The supermajority vote comes two weeks after VFX artists at Disney's subsidiary company Marvel Studios also submitted a petition to National Labor Relations Board for unionisation.
According to TheWrap, IATSE's lead organizer Mark Patch, is making a concerted effort to unionise VFX artists, who remain among the few below-the-line workers without union representation.
Over the last decade and in recent years, the in-house VFX artists at Walt Disney Pictures have worked on the studio's series of reimagined classics including Beauty and the Beast (2017), The Lion King (2019) and The Little Mermaid (2023).
While the vote will not include the third-party VFX houses that undertake the majority of work on Disney films, IATSE hopes that these early unionisation efforts will galvanise artists at other studios and at third-party companies to demand better wages and working conditions.
“Today, courageous visual effects workers at Walt Disney Pictures overcame the fear and silence that have kept our community from having a voice on the job for decades,” Patch said in a statement.
“With an overwhelming supermajority of these crews demanding an end to ‘the way VFX has always been,’ this is a clear sign that our campaign is not about one studio or corporation. It’s about VFX workers across the industry using the tools at our disposal to uplift ourselves and forge a better path forward,” Patch continued.
Voting is underway for the VFX team at Marvel Studios, with results set to be announced on September 12. Disney’s VFX department is expecting its unionisation vote within the coming month.
“The determination of these VFX workers is not just commendable, it’s groundbreaking.

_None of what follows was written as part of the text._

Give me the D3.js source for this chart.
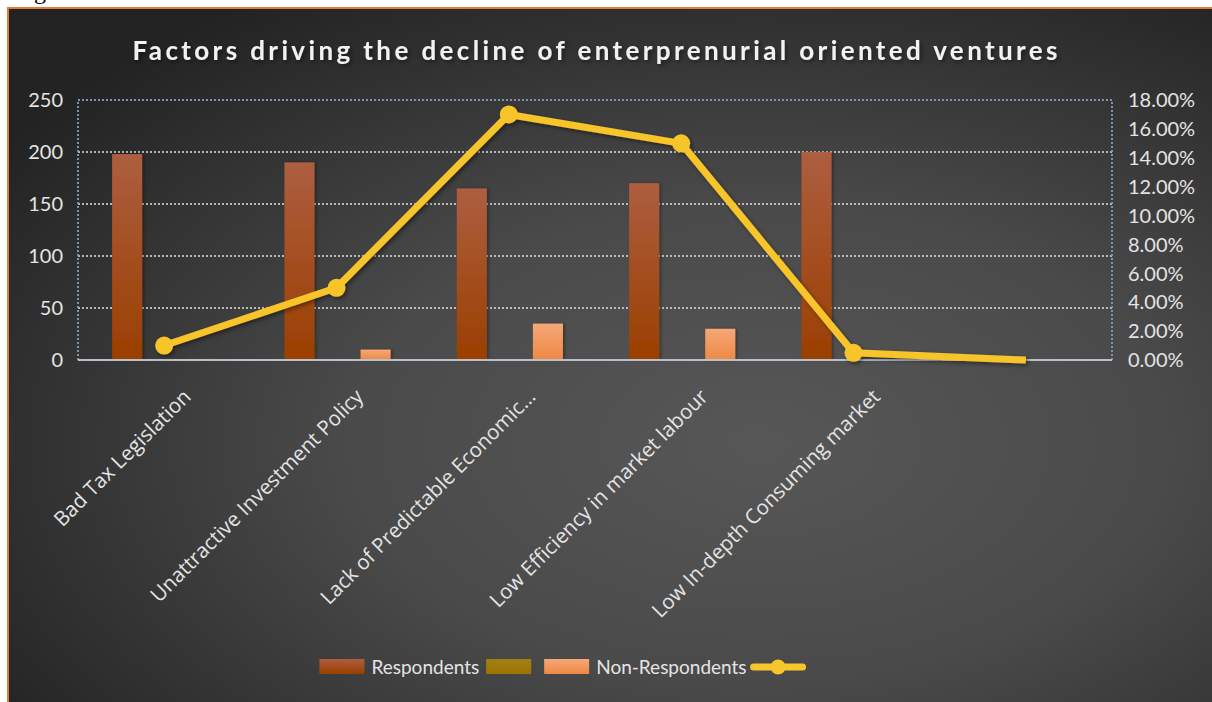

Their collective action against the status quo represents a seismic shift in this critical moment in our industry,” IATSE president Matthew Loeb said. “The chorus of voices demanding change is unprecedented, and demonstrates our united movement is not about any one company, but about setting a precedent of dignity, respect and fairness for all.”
VFX artists' vote to unionise comes amid the ongoing labour disputes in Hollywood — chiefly the ongoing dual work strike by the Writers Guild of America and The Screen Actors Guild and American Federation of Television and Radio Artists.